#### Description of the task
Write out the whole listing, matching it exactly.

#### Stored data
==*==

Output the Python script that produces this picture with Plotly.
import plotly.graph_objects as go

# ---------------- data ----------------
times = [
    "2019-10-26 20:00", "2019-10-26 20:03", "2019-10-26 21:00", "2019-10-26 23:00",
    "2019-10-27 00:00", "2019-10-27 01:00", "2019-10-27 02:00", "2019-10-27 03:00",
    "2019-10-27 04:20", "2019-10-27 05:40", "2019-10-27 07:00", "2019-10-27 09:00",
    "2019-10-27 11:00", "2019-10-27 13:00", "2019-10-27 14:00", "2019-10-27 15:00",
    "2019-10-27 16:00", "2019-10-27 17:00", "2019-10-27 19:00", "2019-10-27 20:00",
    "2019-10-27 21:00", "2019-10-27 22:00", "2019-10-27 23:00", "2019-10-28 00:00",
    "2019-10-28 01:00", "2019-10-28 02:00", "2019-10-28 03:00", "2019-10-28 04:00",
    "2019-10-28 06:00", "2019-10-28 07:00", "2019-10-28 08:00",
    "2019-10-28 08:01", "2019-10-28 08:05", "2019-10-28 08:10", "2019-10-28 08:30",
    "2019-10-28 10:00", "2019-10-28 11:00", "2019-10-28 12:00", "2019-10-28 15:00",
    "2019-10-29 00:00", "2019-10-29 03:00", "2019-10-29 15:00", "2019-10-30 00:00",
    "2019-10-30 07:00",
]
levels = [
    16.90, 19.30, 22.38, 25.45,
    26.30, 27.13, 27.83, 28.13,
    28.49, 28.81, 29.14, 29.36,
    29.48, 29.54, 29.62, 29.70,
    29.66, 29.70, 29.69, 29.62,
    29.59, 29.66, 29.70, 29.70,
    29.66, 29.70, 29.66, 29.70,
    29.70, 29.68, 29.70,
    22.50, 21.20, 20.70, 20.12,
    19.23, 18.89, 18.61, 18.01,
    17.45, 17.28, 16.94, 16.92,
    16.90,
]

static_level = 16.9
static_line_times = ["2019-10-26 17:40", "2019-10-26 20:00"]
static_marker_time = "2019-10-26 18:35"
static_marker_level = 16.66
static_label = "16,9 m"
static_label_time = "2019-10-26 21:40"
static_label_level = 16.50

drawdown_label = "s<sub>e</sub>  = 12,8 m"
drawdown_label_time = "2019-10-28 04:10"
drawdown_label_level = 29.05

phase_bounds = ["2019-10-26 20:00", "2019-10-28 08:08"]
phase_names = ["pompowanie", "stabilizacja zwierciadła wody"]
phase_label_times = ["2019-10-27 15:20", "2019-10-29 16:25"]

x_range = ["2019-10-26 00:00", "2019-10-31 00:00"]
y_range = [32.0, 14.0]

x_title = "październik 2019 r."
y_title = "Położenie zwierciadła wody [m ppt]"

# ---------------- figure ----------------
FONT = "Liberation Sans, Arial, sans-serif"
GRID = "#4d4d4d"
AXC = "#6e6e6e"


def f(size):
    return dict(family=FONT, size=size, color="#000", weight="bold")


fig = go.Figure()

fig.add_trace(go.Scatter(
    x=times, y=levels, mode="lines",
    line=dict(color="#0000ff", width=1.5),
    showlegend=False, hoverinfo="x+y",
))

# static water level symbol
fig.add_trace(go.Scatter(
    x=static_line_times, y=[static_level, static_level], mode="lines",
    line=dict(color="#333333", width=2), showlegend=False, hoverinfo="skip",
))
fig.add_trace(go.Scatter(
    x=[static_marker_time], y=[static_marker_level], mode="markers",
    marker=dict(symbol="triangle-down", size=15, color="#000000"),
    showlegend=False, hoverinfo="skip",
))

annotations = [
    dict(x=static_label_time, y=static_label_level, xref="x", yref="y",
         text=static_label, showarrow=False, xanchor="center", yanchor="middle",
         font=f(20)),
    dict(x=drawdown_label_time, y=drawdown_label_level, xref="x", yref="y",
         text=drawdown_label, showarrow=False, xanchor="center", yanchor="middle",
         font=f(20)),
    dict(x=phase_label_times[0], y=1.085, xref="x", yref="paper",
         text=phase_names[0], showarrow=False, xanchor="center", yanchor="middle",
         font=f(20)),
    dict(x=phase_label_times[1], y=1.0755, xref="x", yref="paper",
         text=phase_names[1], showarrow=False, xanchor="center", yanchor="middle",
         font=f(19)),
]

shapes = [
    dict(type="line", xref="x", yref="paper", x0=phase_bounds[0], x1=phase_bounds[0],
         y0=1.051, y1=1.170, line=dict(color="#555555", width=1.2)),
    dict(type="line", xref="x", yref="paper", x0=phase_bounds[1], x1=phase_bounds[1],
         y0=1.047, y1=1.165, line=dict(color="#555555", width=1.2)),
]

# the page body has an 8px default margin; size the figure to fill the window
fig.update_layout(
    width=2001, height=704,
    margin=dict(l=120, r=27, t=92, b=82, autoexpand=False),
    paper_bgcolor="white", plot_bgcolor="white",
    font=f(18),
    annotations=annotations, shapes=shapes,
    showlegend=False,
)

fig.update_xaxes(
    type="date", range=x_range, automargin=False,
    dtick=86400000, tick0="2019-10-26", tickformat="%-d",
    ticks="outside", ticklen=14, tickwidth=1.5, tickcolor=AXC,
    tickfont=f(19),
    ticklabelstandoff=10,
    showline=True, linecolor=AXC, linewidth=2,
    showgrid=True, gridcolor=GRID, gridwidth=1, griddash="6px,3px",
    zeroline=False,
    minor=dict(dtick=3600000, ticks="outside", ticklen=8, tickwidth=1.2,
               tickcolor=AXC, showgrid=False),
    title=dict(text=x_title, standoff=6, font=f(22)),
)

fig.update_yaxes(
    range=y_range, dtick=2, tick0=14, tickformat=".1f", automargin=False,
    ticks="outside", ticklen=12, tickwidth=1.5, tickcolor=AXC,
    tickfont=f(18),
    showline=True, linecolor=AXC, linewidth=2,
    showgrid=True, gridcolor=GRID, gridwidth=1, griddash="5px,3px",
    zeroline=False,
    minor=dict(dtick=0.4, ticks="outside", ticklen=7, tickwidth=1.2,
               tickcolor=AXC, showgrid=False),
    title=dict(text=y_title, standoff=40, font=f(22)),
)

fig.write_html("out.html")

==*==

#### Solution for this task
Output the Python script that produces this picture with Plotly.
import plotly.graph_objects as go

# ---------------- data ----------------
times = [
    "2019-10-26 20:00", "2019-10-26 20:03", "2019-10-26 21:00", "2019-10-26 23:00",
    "2019-10-27 00:00", "2019-10-27 01:00", "2019-10-27 02:00", "2019-10-27 03:00",
    "2019-10-27 04:20", "2019-10-27 05:40", "2019-10-27 07:00", "2019-10-27 09:00",
    "2019-10-27 11:00", "2019-10-27 13:00", "2019-10-27 14:00", "2019-10-27 15:00",
    "2019-10-27 16:00", "2019-10-27 17:00", "2019-10-27 19:00", "2019-10-27 20:00",
    "2019-10-27 21:00", "2019-10-27 22:00", "2019-10-27 23:00", "2019-10-28 00:00",
    "2019-10-28 01:00", "2019-10-28 02:00", "2019-10-28 03:00", "2019-10-28 04:00",
    "2019-10-28 06:00", "2019-10-28 07:00", "2019-10-28 08:00",
    "2019-10-28 08:01", "2019-10-28 08:05", "2019-10-28 08:10", "2019-10-28 08:30",
    "2019-10-28 10:00", "2019-10-28 11:00", "2019-10-28 12:00", "2019-10-28 15:00",
    "2019-10-29 00:00", "2019-10-29 03:00", "2019-10-29 15:00", "2019-10-30 00:00",
    "2019-10-30 07:00",
]
levels = [
    16.90, 19.30, 22.38, 25.45,
    26.30, 27.13, 27.83, 28.13,
    28.49, 28.81, 29.14, 29.36,
    29.48, 29.54, 29.62, 29.70,
    29.66, 29.70, 29.69, 29.62,
    29.59, 29.66, 29.70, 29.70,
    29.66, 29.70, 29.66, 29.70,
    29.70, 29.68, 29.70,
    22.50, 21.20, 20.70, 20.12,
    19.23, 18.89, 18.61, 18.01,
    17.45, 17.28, 16.94, 16.92,
    16.90,
]

static_level = 16.9
static_line_times = ["2019-10-26 17:40", "2019-10-26 20:00"]
static_marker_time = "2019-10-26 18:35"
static_marker_level = 16.66
static_label = "16,9 m"
static_label_time = "2019-10-26 21:40"
static_label_level = 16.50

drawdown_label = "s<sub>e</sub>  = 12,8 m"
drawdown_label_time = "2019-10-28 04:10"
drawdown_label_level = 29.05

phase_bounds = ["2019-10-26 20:00", "2019-10-28 08:08"]
phase_names = ["pompowanie", "stabilizacja zwierciadła wody"]
phase_label_times = ["2019-10-27 15:20", "2019-10-29 16:25"]

x_range = ["2019-10-26 00:00", "2019-10-31 00:00"]
y_range = [32.0, 14.0]

x_title = "październik 2019 r."
y_title = "Położenie zwierciadła wody [m ppt]"

# ---------------- figure ----------------
FONT = "Liberation Sans, Arial, sans-serif"
GRID = "#4d4d4d"
AXC = "#6e6e6e"


def f(size):
    return dict(family=FONT, size=size, color="#000", weight="bold")


fig = go.Figure()

fig.add_trace(go.Scatter(
    x=times, y=levels, mode="lines",
    line=dict(color="#0000ff", width=1.5),
    showlegend=False, hoverinfo="x+y",
))

# static water level symbol
fig.add_trace(go.Scatter(
    x=static_line_times, y=[static_level, static_level], mode="lines",
    line=dict(color="#333333", width=2), showlegend=False, hoverinfo="skip",
))
fig.add_trace(go.Scatter(
    x=[static_marker_time], y=[static_marker_level], mode="markers",
    marker=dict(symbol="triangle-down", size=15, color="#000000"),
    showlegend=False, hoverinfo="skip",
))

annotations = [
    dict(x=static_label_time, y=static_label_level, xref="x", yref="y",
         text=static_label, showarrow=False, xanchor="center", yanchor="middle",
         font=f(20)),
    dict(x=drawdown_label_time, y=drawdown_label_level, xref="x", yref="y",
         text=drawdown_label, showarrow=False, xanchor="center", yanchor="middle",
         font=f(20)),
    dict(x=phase_label_times[0], y=1.085, xref="x", yref="paper",
         text=phase_names[0], showarrow=False, xanchor="center", yanchor="middle",
         font=f(20)),
    dict(x=phase_label_times[1], y=1.0755, xref="x", yref="paper",
         text=phase_names[1], showarrow=False, xanchor="center", yanchor="middle",
         font=f(19)),
]

shapes = [
    dict(type="line", xref="x", yref="paper", x0=phase_bounds[0], x1=phase_bounds[0],
         y0=1.051, y1=1.170, line=dict(color="#555555", width=1.2)),
    dict(type="line", xref="x", yref="paper", x0=phase_bounds[1], x1=phase_bounds[1],
         y0=1.047, y1=1.165, line=dict(color="#555555", width=1.2)),
]

# the page body has an 8px default margin; size the figure to fill the window
fig.update_layout(
    width=2001, height=704,
    margin=dict(l=120, r=27, t=92, b=82, autoexpand=False),
    paper_bgcolor="white", plot_bgcolor="white",
    font=f(18),
    annotations=annotations, shapes=shapes,
    showlegend=False,
)

fig.update_xaxes(
    type="date", range=x_range, automargin=False,
    dtick=86400000, tick0="2019-10-26", tickformat="%-d",
    ticks="outside", ticklen=14, tickwidth=1.5, tickcolor=AXC,
    tickfont=f(19),
    ticklabelstandoff=10,
    showline=True, linecolor=AXC, linewidth=2,
    showgrid=True, gridcolor=GRID, gridwidth=1, griddash="6px,3px",
    zeroline=False,
    minor=dict(dtick=3600000, ticks="outside", ticklen=8, tickwidth=1.2,
               tickcolor=AXC, showgrid=False),
    title=dict(text=x_title, standoff=6, font=f(22)),
)

fig.update_yaxes(
    range=y_range, dtick=2, tick0=14, tickformat=".1f", automargin=False,
    ticks="outside", ticklen=12, tickwidth=1.5, tickcolor=AXC,
    tickfont=f(18),
    showline=True, linecolor=AXC, linewidth=2,
    showgrid=True, gridcolor=GRID, gridwidth=1, griddash="5px,3px",
    zeroline=False,
    minor=dict(dtick=0.4, ticks="outside", ticklen=7, tickwidth=1.2,
               tickcolor=AXC, showgrid=False),
    title=dict(text=y_title, standoff=40, font=f(22)),
)

fig.write_html("out.html")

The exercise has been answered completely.